Great. Problem solved, just have T.J. Watt be the Steelers primary run defender.

Steelers vs. Seahawks, 3rd quarter, 3:06

T.J. Watt is the edge rusher to the left side of the screen.

Yeah.

T.J. Watt going right for the quarterback normally makes plays like this foolhardy for the offense. But at this point of the game, Watt is all in on run defense, and this RPO beats Watt while a not-illegal pick route frees up the tight end for the score.

The Steelers were faced with a dilemma, get destroyed by the run game, or take T.J. Watt’s pass rush out of the equation and hope Geno Smith couldn’t take advantage.

Steelers vs. Seahawks, 4th quarter, 7:29

T.J. Watt is the edge rusher to the right side of the screen.

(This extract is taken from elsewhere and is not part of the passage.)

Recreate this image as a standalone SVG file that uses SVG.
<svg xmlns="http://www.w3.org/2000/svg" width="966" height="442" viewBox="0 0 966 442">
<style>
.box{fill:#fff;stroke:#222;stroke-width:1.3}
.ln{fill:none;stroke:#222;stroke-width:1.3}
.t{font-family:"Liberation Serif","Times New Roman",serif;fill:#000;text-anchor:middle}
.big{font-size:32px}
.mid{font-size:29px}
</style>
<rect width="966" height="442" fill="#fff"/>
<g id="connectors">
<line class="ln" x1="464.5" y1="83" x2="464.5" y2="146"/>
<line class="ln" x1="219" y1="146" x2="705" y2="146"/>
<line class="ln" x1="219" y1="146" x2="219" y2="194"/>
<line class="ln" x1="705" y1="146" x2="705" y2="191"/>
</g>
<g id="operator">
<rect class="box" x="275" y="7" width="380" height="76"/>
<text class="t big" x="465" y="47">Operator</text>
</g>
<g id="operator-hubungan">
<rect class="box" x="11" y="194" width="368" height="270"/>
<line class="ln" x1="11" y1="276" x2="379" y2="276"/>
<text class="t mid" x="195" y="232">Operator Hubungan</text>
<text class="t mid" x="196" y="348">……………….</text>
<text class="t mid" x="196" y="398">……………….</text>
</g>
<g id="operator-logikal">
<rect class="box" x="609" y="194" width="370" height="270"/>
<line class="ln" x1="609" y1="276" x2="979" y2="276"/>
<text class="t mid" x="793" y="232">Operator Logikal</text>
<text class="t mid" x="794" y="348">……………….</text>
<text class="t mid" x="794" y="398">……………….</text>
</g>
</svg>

They chose to stuff the run.

With a few secondary adjustments the Steelers were able to slow down the Seahawks passing, and it took to the last drive of the game for the Seahawks to get their passing game going enough to get another field goal.

In overtime the Steelers turned T.J. Watt loose and the Seahawks went away from the run again. T.J. Watt’s 2 sacks and a forced fumble set the Steelers up for the win after he nearly single-handedly thwarted the Seahawks run game for almost an entire half.


Looking to the Browns

The Steelers were able to gamble and not get beat by Geno Smith in Week 6, but the troubles they had facing a middle of the road run game will be in the Cleveland Browns minds as the Steelers travel to face the No. 1 rushing attack in both yards per game and yards per carry.

Furthermore, Kevin Stefanski has an offense that leans heavily on play action and attacking teams that are selling out to defend the run. T.J. Watt’s great games against Cleveland have happened when the team can slow the Browns rushing attack without forcing T.J. Watt to go all in on run defense. Because then he’s in position to make plays when the Browns run play action.

If the Steelers can get more aggressive run defense from their entire front seven, they may be able to hold their own against the Browns.

If T.J. Watt has to play the role of the run-stuffing defensive tackle, expect Kevin Stefanski and Baker Mayfield to do a better job than the Seahawks did taking advantage of it.